[INFORMATION SHOWN start]

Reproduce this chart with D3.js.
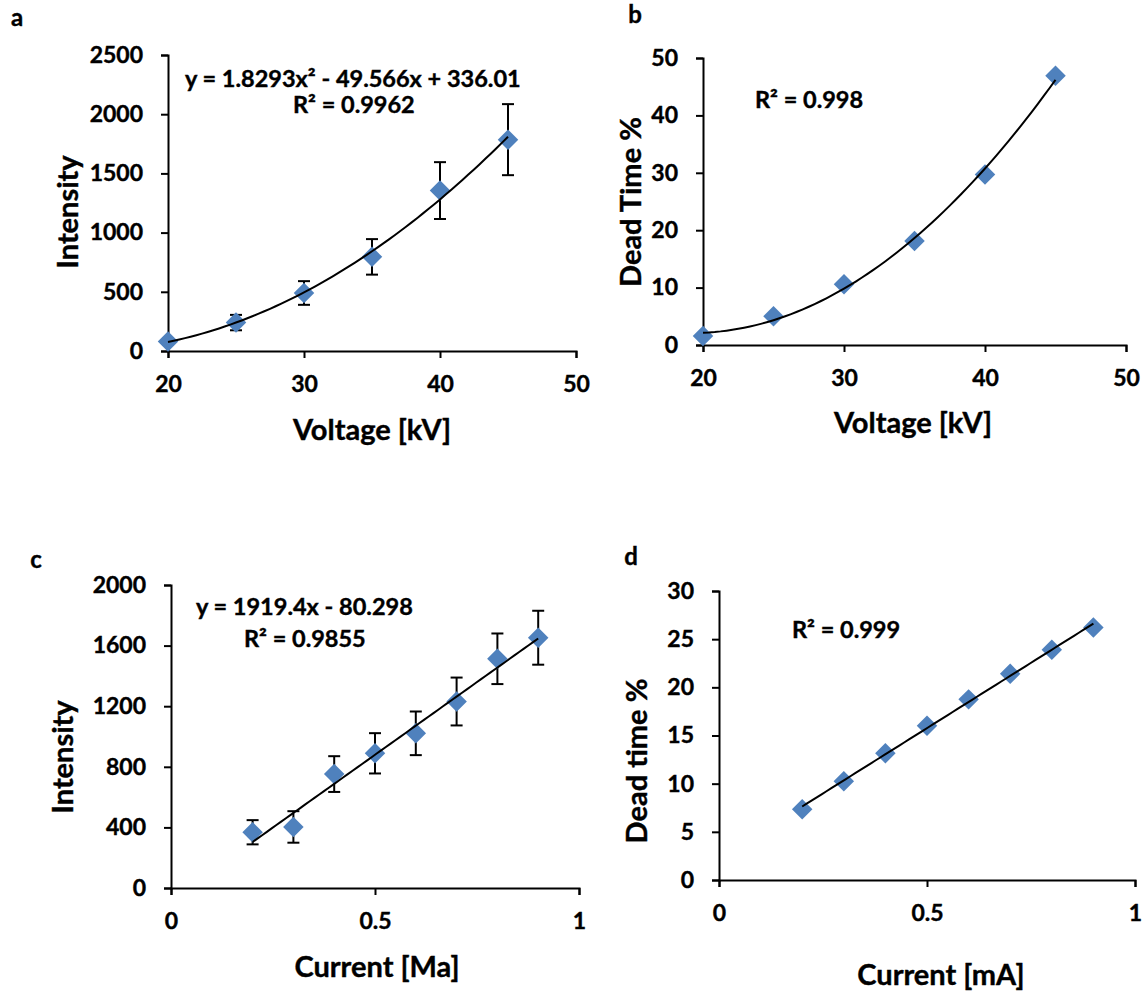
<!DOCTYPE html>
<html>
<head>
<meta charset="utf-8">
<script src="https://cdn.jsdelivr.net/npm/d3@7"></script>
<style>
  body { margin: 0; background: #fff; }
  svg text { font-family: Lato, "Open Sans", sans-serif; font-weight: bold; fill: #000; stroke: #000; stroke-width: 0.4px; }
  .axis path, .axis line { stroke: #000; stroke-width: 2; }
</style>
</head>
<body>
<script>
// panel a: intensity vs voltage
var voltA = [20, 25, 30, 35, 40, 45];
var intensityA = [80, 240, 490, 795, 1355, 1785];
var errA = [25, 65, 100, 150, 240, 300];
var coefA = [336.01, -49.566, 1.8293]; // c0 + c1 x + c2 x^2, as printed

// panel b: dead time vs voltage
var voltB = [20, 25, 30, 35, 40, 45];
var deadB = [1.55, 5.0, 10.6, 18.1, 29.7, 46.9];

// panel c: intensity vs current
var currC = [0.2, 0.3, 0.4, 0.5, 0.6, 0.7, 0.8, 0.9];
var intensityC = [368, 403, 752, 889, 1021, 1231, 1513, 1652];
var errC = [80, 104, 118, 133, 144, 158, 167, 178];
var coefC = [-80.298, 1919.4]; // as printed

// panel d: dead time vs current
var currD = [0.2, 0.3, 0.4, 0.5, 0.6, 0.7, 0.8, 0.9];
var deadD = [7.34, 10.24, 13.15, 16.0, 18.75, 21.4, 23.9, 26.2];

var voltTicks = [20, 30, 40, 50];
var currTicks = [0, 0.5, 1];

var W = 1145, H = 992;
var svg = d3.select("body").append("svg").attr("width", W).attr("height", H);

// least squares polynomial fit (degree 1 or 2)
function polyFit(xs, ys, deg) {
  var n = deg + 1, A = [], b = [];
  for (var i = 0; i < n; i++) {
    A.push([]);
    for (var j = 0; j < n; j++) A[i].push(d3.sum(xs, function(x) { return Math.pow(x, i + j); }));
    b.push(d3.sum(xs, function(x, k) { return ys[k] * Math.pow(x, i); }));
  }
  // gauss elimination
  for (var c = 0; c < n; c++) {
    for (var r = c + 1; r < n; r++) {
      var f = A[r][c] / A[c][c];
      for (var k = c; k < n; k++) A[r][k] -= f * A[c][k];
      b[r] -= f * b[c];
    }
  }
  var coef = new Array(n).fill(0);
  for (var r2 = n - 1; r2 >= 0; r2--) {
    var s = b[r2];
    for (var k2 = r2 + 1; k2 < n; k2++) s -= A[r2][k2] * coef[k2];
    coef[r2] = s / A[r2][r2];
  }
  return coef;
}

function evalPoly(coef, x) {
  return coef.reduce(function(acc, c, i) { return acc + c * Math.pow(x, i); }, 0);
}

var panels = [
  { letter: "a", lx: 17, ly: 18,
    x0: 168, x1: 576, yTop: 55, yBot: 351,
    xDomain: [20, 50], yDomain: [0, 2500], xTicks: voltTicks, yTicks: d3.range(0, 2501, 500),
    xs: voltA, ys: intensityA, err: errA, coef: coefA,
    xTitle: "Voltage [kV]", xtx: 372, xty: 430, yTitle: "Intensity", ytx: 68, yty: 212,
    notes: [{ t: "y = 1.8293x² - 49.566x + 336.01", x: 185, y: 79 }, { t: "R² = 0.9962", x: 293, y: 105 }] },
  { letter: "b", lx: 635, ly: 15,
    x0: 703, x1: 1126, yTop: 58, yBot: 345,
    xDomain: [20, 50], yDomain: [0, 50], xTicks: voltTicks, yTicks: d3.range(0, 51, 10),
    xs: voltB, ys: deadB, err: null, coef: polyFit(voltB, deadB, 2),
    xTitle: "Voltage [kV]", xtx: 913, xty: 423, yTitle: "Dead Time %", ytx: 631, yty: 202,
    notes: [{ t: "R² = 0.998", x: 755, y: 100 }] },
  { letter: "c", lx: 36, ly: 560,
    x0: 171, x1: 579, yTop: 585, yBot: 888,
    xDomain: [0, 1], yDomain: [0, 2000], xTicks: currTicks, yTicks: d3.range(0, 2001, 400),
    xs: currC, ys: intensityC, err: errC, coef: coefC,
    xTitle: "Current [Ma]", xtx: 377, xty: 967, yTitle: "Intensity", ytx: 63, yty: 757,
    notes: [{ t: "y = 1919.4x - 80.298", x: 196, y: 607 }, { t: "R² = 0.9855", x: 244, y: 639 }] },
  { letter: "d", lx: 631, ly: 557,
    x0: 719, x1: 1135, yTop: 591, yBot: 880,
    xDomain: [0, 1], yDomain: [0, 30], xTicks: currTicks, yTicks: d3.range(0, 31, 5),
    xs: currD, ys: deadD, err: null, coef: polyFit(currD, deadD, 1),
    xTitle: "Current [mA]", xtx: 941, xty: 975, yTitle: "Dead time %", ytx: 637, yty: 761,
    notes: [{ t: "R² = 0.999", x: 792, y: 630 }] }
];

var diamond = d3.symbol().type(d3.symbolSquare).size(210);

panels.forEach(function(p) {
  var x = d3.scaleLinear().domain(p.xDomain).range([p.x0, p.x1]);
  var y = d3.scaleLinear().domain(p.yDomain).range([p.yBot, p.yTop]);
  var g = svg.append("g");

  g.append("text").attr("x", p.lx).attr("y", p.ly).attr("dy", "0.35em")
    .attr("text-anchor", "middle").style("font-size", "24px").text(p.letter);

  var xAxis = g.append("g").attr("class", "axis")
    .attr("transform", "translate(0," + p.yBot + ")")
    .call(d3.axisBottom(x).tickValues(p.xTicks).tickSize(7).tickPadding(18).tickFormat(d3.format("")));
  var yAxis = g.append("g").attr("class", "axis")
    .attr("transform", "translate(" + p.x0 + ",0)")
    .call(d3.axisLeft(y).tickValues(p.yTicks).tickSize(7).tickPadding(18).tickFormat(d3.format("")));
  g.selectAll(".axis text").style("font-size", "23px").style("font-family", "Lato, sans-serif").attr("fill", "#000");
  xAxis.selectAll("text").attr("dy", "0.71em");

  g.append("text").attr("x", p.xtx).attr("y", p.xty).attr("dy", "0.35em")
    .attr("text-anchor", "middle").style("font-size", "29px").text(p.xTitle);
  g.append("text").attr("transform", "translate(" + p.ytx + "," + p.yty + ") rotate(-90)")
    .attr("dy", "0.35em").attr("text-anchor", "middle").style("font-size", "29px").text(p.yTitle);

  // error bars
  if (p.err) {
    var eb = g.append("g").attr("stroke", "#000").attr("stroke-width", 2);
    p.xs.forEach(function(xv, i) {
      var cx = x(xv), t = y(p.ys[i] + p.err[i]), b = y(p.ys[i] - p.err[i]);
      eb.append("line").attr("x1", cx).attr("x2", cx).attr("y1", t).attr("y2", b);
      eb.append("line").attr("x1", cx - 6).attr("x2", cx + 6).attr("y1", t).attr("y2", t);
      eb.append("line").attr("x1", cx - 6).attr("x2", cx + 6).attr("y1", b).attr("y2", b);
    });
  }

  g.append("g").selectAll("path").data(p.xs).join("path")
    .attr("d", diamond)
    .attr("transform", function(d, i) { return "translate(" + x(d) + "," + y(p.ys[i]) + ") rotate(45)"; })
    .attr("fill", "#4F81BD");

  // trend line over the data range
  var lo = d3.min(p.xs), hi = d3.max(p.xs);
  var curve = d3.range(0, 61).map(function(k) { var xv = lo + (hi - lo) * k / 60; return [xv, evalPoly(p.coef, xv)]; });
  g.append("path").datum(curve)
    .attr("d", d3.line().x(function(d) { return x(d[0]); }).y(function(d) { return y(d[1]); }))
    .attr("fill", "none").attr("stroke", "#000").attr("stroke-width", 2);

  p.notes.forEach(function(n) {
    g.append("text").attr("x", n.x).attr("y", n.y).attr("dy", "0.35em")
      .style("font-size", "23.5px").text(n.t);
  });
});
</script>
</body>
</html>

[INFORMATION SHOWN end]

- [SHORT TASK]: From the first line of the material down to the line containing "var coefA = [336.01, -49.566, 1.8293];", inclusive, return each line exactly, skipping any picture.

- [WORKED ANSWER]:
Reproduce this chart with D3.js.
<!DOCTYPE html>
<html>
<head>
<meta charset="utf-8">
<script src="https://cdn.jsdelivr.net/npm/d3@7"></script>
<style>
  body { margin: 0; background: #fff; }
  svg text { font-family: Lato, "Open Sans", sans-serif; font-weight: bold; fill: #000; stroke: #000; stroke-width: 0.4px; }
  .axis path, .axis line { stroke: #000; stroke-width: 2; }
</style>
</head>
<body>
<script>
// panel a: intensity vs voltage
var voltA = [20, 25, 30, 35, 40, 45];
var intensityA = [80, 240, 490, 795, 1355, 1785];
var errA = [25, 65, 100, 150, 240, 300];
var coefA = [336.01, -49.566, 1.8293]; // c0 + c1 x + c2 x^2, as printed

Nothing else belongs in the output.